Browsing through the big, big web today I came across an article about the sorry state of journalism by Maureen Tkacik in Columbia Journalism Review. Not ErosBloggable? Well, it does key into a theme Bacchus has explored here before, about how old media is screwed. Tkacik was working a “youth marketing” beat and managed to turn up the following story.

One of the companies in my “youth” sector, the mall chain Abercrombie & Fitch, made a weekly practice of purging its stores of hourly sales associates it deemed to be less than, in corporate parlance, “brand positive.”

The purgees were identified, a former regional manager explained, every week at corporate headquarters in New Albany, Ohio, during a conference call held specifically to critique photographs taken that week by the chain’s hundred or so district managers of all the “brand representatives” they had encountered in visits to their stores. The photos were uploaded onto some sort of company intranet, but my source told me his boss preferred printing them out on paper, so he could circle flaws, draw mustaches, scrawl racist epithets, etc. The source said braces, minor breakouts, the faintest possibility of weight gain, showing up to work in a prior season’s ensemble, wearing shoes that had not appeared on the list of authorized footwear for that season, and/or belonging to an ethnic minority could all be grounds for immediate dismissal from the ranks of Abercrombie & Fitch’s minimum-wage cadre of demand creators.

Not a bad story, no? But word got back to Abercrombie & Fitch’s lawyers and “crisis PR” people and before our intrepid reporter knew it, she was fired.

Must keep the corporate overlords happy, after all.

Looking for work, Tkacik took up a job (part of a bit of freelancing she was doing to try to get a new job) in a rather different kind of workplace.
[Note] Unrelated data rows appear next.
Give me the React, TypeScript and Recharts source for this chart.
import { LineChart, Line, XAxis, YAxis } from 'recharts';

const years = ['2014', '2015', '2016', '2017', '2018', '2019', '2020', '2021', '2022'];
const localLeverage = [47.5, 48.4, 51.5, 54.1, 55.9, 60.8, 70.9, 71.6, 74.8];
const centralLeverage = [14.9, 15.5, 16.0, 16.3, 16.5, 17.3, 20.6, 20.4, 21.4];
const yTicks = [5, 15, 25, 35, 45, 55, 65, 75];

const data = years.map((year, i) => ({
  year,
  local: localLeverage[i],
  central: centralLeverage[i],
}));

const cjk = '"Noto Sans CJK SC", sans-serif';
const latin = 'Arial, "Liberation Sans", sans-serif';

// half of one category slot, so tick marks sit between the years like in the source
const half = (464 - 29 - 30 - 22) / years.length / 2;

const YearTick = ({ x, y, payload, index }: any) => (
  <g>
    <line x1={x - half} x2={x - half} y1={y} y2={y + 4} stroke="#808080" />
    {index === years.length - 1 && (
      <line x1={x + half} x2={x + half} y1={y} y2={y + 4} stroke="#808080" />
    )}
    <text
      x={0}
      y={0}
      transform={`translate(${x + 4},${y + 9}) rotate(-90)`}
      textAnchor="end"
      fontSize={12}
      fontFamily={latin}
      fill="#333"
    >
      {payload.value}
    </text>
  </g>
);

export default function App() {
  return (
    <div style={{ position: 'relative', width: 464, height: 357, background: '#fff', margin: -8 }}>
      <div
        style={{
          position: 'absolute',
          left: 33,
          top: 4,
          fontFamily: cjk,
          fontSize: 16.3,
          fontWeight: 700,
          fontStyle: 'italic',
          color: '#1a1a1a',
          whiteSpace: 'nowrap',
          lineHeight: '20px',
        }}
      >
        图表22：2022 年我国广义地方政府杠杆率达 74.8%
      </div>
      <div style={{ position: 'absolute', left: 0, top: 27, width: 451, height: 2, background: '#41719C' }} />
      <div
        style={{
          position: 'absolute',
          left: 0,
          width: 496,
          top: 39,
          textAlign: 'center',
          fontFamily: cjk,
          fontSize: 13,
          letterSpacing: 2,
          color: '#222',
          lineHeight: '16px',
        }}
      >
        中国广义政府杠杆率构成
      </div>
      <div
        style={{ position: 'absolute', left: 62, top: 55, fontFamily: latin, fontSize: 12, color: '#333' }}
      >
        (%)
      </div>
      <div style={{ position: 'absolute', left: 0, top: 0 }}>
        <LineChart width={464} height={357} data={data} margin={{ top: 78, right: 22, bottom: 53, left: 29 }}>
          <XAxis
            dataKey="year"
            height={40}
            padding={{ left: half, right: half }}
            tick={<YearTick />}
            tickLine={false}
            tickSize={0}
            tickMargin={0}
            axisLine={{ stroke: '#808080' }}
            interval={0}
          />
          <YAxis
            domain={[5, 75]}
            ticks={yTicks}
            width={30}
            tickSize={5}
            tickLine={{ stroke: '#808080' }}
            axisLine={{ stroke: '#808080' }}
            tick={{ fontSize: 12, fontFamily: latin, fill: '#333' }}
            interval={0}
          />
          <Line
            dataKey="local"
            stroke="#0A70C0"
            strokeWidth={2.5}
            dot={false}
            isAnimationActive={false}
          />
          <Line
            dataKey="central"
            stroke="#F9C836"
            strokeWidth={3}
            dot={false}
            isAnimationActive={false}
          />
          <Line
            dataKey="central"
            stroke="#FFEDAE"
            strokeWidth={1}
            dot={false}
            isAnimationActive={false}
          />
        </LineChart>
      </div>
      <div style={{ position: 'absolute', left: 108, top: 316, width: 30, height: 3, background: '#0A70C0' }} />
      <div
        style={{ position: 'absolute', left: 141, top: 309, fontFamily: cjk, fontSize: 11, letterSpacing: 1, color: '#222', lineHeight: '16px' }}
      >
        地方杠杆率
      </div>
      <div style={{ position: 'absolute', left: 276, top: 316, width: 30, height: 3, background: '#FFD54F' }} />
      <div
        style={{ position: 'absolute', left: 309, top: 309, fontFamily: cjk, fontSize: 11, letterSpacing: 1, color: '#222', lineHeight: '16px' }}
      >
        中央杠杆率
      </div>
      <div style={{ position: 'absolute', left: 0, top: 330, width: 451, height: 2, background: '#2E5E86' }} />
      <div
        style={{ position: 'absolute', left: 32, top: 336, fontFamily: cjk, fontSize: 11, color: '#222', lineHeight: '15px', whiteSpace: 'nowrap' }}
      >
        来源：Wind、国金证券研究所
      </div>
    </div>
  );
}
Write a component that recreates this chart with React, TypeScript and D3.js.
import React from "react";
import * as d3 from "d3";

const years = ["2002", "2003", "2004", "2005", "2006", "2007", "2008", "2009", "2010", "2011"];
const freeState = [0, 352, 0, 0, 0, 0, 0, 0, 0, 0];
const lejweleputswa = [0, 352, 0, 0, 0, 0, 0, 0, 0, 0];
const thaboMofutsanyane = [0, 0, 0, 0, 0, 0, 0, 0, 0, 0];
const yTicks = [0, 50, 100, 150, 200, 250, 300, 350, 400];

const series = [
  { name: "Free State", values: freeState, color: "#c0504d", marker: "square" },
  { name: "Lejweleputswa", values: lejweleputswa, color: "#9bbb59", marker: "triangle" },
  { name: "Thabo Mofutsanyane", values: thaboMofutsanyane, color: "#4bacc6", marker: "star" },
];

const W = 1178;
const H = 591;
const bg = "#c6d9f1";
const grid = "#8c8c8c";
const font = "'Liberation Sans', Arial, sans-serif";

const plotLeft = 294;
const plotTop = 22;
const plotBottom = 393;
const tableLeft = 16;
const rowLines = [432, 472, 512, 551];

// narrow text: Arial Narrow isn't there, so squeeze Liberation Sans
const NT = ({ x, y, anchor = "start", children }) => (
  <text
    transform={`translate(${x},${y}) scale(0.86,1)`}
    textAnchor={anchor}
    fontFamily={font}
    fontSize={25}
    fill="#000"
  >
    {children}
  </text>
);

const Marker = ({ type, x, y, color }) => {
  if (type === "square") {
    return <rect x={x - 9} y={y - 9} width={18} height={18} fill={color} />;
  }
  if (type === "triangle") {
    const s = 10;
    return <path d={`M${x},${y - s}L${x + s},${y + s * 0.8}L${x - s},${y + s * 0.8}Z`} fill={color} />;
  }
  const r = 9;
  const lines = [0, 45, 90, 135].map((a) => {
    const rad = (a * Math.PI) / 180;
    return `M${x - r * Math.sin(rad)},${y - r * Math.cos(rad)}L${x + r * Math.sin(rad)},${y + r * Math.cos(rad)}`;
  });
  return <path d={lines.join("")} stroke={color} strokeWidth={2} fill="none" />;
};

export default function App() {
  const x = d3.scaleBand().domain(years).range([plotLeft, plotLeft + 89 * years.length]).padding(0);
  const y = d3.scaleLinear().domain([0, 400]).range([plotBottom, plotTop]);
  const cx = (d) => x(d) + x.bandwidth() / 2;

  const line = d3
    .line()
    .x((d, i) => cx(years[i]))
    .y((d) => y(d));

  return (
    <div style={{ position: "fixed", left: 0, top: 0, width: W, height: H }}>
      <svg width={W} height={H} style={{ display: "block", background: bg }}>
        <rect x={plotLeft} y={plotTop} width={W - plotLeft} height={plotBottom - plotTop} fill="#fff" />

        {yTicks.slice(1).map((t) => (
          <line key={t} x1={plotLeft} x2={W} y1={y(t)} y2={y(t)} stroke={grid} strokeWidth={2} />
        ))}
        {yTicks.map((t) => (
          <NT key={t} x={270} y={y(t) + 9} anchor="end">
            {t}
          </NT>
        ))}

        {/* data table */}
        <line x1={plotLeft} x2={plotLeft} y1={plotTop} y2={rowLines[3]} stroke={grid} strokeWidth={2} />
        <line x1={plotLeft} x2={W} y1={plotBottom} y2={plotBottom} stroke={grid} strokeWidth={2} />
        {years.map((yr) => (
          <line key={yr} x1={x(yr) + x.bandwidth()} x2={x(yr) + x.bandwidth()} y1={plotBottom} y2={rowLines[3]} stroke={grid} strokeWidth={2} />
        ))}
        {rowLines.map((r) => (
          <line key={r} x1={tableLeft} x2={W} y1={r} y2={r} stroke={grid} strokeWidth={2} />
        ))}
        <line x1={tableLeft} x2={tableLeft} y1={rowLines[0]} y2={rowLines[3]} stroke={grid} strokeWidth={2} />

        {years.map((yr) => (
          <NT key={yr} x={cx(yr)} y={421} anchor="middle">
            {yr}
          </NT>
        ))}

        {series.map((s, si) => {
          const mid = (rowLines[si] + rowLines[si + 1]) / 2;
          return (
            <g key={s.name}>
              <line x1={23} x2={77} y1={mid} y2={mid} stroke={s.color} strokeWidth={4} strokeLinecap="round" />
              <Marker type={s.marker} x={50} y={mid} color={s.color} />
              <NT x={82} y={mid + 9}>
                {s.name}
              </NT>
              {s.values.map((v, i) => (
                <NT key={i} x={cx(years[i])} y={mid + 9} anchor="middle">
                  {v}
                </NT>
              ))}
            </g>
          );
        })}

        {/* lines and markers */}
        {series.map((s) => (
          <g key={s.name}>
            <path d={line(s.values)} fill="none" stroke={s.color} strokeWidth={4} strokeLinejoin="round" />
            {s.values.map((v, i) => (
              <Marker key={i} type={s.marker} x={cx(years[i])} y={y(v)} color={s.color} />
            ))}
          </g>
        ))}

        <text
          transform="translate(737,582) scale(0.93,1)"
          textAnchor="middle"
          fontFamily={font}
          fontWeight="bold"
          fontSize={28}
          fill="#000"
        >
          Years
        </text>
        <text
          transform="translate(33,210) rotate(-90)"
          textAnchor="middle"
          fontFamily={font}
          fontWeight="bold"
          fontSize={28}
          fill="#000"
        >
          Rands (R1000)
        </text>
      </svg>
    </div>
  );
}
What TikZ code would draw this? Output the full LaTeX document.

The stranger thing about phone sex, though, was that the training program was more rigorous and extensive than any I’d encountered in journalism. There was a day and a half in a classroom learning such phone-sex fundamentals as the “hot statement” and the “ego stroke,” daily feedback sessions with supervisors who listened in on calls, a mandatory creative-writing contest for the best Halloween-themed fantasy scenario, refresher courses to hone fluency in more exotic proclivities, individual binders in which we recorded our progress in this stuff and collected, as per instruction, magazine clippings–Penthouse letters, perfume advertisements, etc.–whatever we found erotically inspiring. When my supervisor’s boss learned I was writing a story, he unfurled all the usual legal threats, but when it was published, the company ordered hundreds of reprints to dispense to new hires at orientation. They did not expect you to be some innate phone-sex genius, but they had full faith that you could get immeasurably better, especially if you wanted to, and they genuinely seemed to take it as a given that people wanted to become better at things they did.

I could comment at length, but perhaps I would do best just to refer you to the closing sentiment offered in another old Bacchus post: “Proof, if you need it, that there are still professions in the world where character and reputation matter.”